═══ GIVEN INFORMATION
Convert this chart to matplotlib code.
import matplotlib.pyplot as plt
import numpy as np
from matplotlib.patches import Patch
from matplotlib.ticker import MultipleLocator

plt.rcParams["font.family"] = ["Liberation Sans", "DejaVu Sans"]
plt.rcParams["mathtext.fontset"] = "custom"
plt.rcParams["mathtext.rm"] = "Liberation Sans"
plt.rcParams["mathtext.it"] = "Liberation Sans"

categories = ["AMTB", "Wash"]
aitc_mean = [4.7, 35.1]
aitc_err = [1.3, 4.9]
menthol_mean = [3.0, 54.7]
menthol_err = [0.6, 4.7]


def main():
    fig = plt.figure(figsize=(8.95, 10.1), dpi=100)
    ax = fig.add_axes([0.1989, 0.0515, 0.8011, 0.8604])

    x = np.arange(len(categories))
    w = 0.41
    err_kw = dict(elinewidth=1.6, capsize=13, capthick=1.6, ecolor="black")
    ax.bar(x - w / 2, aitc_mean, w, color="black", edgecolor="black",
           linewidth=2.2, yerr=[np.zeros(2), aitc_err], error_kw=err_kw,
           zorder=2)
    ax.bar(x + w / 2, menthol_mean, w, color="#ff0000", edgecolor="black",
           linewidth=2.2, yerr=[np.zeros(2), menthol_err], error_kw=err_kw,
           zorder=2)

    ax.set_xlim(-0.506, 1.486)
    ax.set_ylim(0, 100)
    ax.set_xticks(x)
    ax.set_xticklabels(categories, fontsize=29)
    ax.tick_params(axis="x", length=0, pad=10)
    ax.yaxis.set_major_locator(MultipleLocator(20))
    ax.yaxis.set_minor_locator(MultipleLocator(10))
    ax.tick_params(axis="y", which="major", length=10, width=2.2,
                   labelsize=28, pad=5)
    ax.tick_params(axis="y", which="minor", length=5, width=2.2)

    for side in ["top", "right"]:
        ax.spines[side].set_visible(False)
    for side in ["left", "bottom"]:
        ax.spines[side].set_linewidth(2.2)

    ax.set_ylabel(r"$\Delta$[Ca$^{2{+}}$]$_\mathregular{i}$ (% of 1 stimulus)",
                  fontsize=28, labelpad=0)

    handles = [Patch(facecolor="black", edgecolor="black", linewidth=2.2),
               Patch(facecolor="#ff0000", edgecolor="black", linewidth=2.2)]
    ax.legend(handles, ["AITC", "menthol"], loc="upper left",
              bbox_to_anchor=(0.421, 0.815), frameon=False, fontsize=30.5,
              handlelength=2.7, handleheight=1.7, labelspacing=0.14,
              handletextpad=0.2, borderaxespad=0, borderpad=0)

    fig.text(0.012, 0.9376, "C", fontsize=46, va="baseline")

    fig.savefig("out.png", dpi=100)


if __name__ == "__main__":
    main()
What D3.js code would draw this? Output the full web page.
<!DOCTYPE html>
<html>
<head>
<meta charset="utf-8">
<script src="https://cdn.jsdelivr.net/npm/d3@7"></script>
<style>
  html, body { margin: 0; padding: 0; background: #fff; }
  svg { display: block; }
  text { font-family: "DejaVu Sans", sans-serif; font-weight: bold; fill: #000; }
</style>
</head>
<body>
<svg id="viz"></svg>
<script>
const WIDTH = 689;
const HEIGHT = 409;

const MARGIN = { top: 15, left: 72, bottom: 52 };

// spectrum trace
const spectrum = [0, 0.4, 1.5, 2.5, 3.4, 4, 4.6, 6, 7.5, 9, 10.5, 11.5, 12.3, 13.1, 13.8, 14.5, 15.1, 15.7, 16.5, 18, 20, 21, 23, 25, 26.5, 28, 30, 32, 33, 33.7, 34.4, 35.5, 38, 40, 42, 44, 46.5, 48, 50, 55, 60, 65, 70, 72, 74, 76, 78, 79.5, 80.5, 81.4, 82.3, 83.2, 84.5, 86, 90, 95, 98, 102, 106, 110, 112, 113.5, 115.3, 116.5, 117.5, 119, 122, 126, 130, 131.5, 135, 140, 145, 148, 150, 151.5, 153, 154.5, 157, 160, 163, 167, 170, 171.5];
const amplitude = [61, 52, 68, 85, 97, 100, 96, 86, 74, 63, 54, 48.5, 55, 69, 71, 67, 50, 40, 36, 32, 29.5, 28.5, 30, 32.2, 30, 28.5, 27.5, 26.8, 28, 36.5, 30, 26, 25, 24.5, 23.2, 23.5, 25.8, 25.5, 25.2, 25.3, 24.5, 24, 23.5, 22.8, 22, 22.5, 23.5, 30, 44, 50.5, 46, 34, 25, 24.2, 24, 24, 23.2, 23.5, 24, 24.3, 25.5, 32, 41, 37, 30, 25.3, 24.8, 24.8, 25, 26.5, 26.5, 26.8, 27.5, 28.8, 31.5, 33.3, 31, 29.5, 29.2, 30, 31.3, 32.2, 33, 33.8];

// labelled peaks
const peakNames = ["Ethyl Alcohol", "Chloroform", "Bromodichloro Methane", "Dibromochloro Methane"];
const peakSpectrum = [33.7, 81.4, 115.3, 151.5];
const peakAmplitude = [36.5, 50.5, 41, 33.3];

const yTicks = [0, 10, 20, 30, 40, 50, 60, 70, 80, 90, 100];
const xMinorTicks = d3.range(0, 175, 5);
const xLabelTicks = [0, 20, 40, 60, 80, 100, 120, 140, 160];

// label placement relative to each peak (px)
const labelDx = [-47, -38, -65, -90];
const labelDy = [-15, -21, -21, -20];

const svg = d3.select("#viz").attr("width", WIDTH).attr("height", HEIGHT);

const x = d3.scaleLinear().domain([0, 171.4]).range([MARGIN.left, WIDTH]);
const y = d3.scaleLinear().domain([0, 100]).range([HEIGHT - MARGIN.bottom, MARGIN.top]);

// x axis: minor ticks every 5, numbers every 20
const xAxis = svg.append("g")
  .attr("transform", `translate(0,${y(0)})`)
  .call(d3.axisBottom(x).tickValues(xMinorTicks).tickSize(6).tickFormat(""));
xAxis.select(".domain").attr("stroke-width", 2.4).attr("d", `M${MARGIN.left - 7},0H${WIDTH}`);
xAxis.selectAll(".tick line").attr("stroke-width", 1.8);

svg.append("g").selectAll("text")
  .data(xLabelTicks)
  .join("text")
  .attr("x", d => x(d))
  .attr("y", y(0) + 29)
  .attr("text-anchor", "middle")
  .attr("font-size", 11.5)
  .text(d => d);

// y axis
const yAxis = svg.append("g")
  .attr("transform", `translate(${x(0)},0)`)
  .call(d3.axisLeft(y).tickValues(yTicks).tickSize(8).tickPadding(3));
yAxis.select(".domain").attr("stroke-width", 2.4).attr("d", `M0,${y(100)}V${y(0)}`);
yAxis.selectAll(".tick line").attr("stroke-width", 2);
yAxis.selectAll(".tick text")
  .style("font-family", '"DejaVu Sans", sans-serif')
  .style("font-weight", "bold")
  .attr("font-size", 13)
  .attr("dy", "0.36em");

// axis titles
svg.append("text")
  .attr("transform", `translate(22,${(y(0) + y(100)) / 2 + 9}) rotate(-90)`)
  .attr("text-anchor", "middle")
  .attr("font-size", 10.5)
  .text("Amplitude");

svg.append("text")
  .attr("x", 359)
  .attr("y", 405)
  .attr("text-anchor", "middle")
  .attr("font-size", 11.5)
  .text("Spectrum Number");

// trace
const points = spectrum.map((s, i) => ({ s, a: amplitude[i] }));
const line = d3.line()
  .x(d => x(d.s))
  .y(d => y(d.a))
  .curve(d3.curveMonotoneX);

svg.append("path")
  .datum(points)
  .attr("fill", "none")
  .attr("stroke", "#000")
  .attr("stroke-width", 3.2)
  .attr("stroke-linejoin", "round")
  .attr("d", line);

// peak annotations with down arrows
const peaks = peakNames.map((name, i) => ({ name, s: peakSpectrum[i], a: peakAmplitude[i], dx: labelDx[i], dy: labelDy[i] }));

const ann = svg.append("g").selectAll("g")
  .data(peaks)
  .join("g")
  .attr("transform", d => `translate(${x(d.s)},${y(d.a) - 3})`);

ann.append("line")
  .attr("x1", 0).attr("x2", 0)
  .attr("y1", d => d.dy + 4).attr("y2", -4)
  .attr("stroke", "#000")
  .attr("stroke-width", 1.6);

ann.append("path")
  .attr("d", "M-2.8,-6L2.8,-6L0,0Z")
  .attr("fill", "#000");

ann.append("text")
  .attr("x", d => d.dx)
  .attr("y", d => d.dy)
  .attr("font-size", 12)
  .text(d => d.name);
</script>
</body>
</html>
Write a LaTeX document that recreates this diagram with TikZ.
══════
Say how many lines include the word "code"; reply with the number alone.

> [EXPECTED OUTPUT]: 2